Released at the 2019 AIEC, the survey took in responses from more than 2,300 students and 720 parents on Australia, Canada, New Zealand, the UK and US, finding only three changes across the five indicators form 2018.
“Can just whisperings of changes in policy actually make an impact? For me, maybe it can”
“Because of the robustness of the search, we’re not really seeing particularly much year-on-year change, so it’s hard to budge Canada out of those top spots,” explained Jonah Duffin, chief marketing officer at IDP Connect.
Of the changes seen, the UK improved in its perception of visa requirements, while New Zealand and Australia lost ground for safety.
Conducted before the announcement the UK would reintroduce post-study work rights, Duffin told The PIE News that the country’s shift in perceptions appeared to be influenced by speculation.
“Can just whisperings of changes in policy actually make an impact? For me, maybe it can,” he said.
“It’s quite a transactional material investment decision that the student’s making: if I invest this much, can I afford to invest this much and if I do, will I get the return on investment?”

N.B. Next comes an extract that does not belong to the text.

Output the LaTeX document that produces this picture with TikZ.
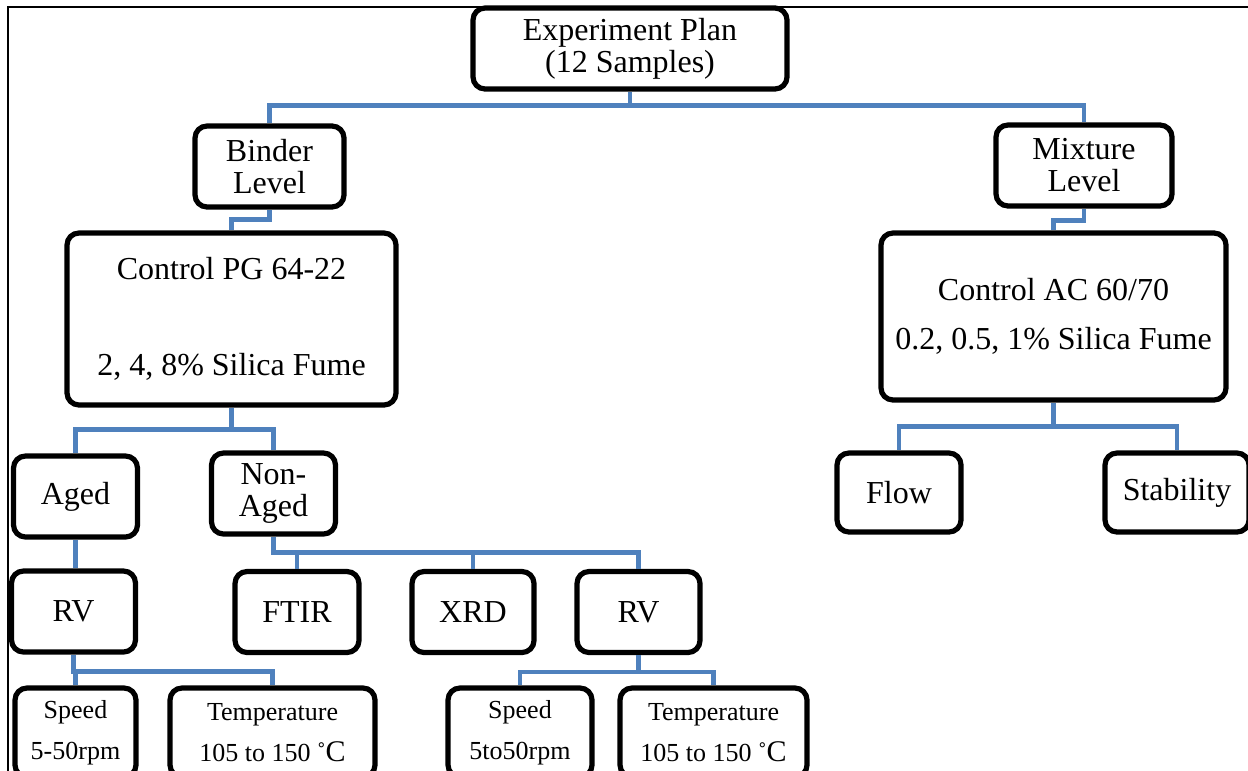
\documentclass[tikz,border=0pt]{standalone}
\usepackage{fontspec}
\setmainfont{Liberation Serif}
\usepackage{tikz}
\usetikzlibrary{positioning, calc}
\definecolor{linkblue}{HTML}{4F81BD}
\tikzstyle{Link} = [
%Connector style:
draw = linkblue, line width = 2.2pt
]

\begin{document}
\begin{tikzpicture}[x = 0.5pt, y = -0.5pt,
				box/.style = {rectangle, draw, line width = 2.6pt, rounded corners = 6pt, align = center, inner sep = 0pt, minimum width = 62pt, minimum height = 40.5pt, font = \fontsize{16}{16}\selectfont},
				small/.style = {box, minimum height = 44.5pt, font = \fontsize{13}{20.5}\selectfont},
			]
			\useasboundingbox (0,0) rectangle (1248,771);
			\clip (0,0) rectangle (1248,771);
			\draw[line width = 0.8pt] (8,7) rectangle (1275,800);

			\node[box, minimum width = 157pt](Plan) at (630,48.5){Experiment Plan\\(12 Samples)};
			\node[box, minimum width = 74.5pt](Bind) at (269.5,166.5){Binder\\Level};
			\node[box, minimum width = 88pt](Mix) at (1084,165.5){Mixture\\Level};
			\node[box, minimum width = 164.5pt, minimum height = 86pt](PG) at (231.5,319){Control PG 64-22\\[32pt]2, 4, 8\% Silica Fume};
			\node[box, minimum width = 172.5pt, minimum height = 83.5pt](AC) at (1053.5,316.5){Control AC 60/70\\[8.5pt]0.2, 0.5, 1\% Silica Fume};
			\node[box](Aged) at (75.5,496.5){Aged};
			\node[box](Non) at (273.5,493.5){Non-\\Aged};
			\node[box, minimum height = 39.5pt](Flow) at (899,492.5){Flow};
			\node[box, minimum width = 72pt, minimum height = 39.5pt](Stab) at (1177,492.5){Stability};
			\node[box](RVa) at (73.5,611.5){RV};
			\node[box](FTIR) at (297,612){FTIR};
			\node[box, minimum width = 61pt](XRD) at (473,612){XRD};
			\node[box, minimum width = 61.5pt](RVb) at (638.5,612){RV};
			\node[small, minimum width = 60.5pt](SpdA) at (75.5,732.5){Speed\\5-50rpm};
			\node[small, minimum width = 102.5pt](TmpA) at (272.5,732.5){Temperature\\105 to 150 ˚{\fontsize{15}{15}\selectfont C}};
			\node[small, minimum width = 72pt](SpdB) at (520,732.5){Speed\\5to50rpm};
			\node[small, minimum width = 93.5pt](TmpB) at (713.5,732.5){Temperature\\105 to 150 ˚{\fontsize{15}{15}\selectfont C}};

			\draw[Link](Plan.south) -- ++(0,14) -| (Bind.north);
			\draw[Link](Plan.south) -- ++(0,14) -| (Mix.north);
			\draw[Link](Bind.south) -- ++(0,10) -| (PG.north);
			\draw[Link](Mix.south) -- ++(0,12) -| (AC.north);
			\draw[Link](PG.south) -- ++(0,22) -| (Aged.north);
			\draw[Link](PG.south) -- ++(0,22) -| (Non.north);
			\draw[Link](AC.south) -- ++(0,24) -| (Flow.north);
			\draw[Link](AC.south) -- ++(0,24) -| (Stab.north);
			\draw[Link](Aged.south) -- (Aged.south |- RVa.north);
			\foreach \t in {FTIR, XRD, RVb}
				\draw[Link](Non.south) -- ++(0,16) -| (\t.north);
			\draw[Link](RVa.south) -- ++(0,17) -| (SpdA.north);
			\draw[Link](RVa.south) -- ++(0,17) -| (TmpA.north);
			\draw[Link](RVb.south) -- ++(0,17) -| (SpdB.north);
			\draw[Link](RVb.south) -- ++(0,17) -| (TmpB.north);

		\end{tikzpicture}
\end{document}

For the first time, the survey also gauged parents’ perceptions, finding they had a more significant influence on where students studied over course.
While 80% of students said subject and course was entirely their decision, only 54% said the same for the country. Parents meanwhile, the sole decision-makers for city and country or study 37% and 38% of the time, respectively.
Duffin said the findings had substantial implications for industry marketers and recruiters in terms of the timing for when to include information of interest to parents.
“I think what you’re seeing is the course and the subject is the students’ decision; the parents say that, the students say that,” Duffin said.
“Students are… doing a lot of online research on their own… but they acknowledge when they get further down the journey when they’re meeting people face-to-face the parents are coming along with them.”
Canada released its latest international education strategy in mid-2019, which some in the country criticised for not including more around access to work for international students.